The thematic tensions in “Hooded” are all too familiar, said Wade Barringer, principal of Kent-Meridian High School. Well over half of Barringer’s 2,100 students are in free or reduced-price lunch programs; most of them are students of color; and, because Kent has become a hub of relocation for refugee families, more than 70 languages are spoken at his school.
The McDonald’s across the street from the high school has decided to close between 2 and 4 p.m. each day because of fights, drug dealing and gang activity. (Barringer pointed out that McDonald’s is at a nexus of bus routes, which attracts young people from all around the county.)
“ ‘Hooded,’ ” Barringer said, “is a production that will draw in different cultural groups. Everything that is going on in society right now, from Black Lives Matter to the presidential election — this is a production that will let people think about that.”
Ellis, who is white, is the fifth generation of his family to grow up in Kent and is a K-M graduate — so was his grandfather. His interest in theater grew out of his participation in K-M’s drama program.
Theatre Battery started off as a bunch of friends idly visiting home after a year at college. The conversation, Ellis said, started with: “What are we doing this summer? Nothing. OK, let’s make a play!” Ellis hit the pavement, chatted up people with vacant real-estate space, and found places to stage new plays he liked: “Chatroom” by Enda Walsh, “Milk Like Sugar” by Kirsten Greenidge, “Neighborhood 3: Requisition of Doom” by Jennifer Haley. (Theatre Battery was one of the first companies in the country to produce “Milk Like Sugar,” which has gone on to be a huge success. Ellis said that when his company did the play, the literary manager of Samuel French — the most prominent play-publishing company in the English-speaking world — called to thank him for doing it.)
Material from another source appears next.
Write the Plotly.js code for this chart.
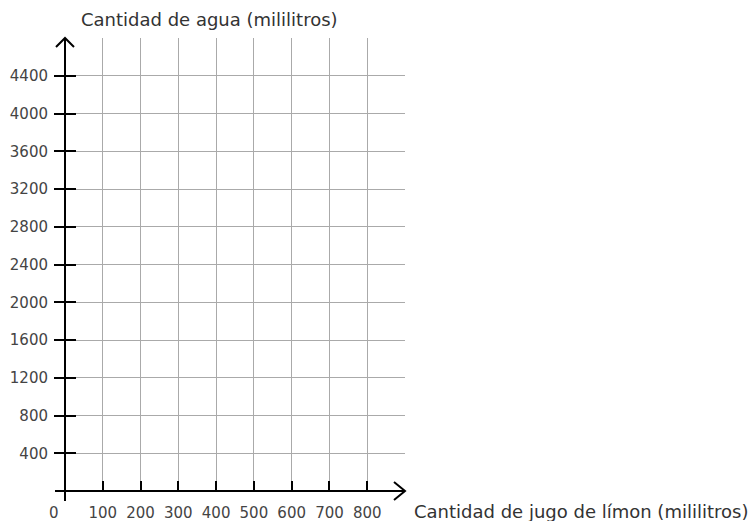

Making guerrilla theater in Kent, Ellis said, has been one of the most rewarding experiences of his young career — and the first time he’s ever been at performances where there were no other white people in the audience.
He says he’s profoundly grateful to Kent Station and the whole community for donating space, tools, props, lumber for sets and other things that let him give most of the grant money he receives to his artists. Ellis was able to fly the playwright out for opening weekend and pay his actors; the entire budget for “Hooded” is around $20,000. “We can bring playwrights out here,” Ellis said, “to come and experience an audience they’re not going to see anywhere else.”
Still, Theatre Battery has trouble attracting attention from mainstream media. Ellis said he spent years writing to newspaper critics who either wouldn’t respond or said they wouldn’t go to Kent to watch a play. Ellis has gotten that reaction from a lot of people. “I’d hear a lot of: ‘There’s a theater in Kent? Really? Of all places, Kent?’ in exactly that inflection,” he said.
Nevertheless, this year, “Hooded,” which was scheduled to close Sept. 10, has been extended through Sept. 17.
“People walk in with low expectations and I enjoy blowing them away,” he said, “and surprise you with something that is not only competent and professionally produced, but is going to make you think about your prejudices and your life.”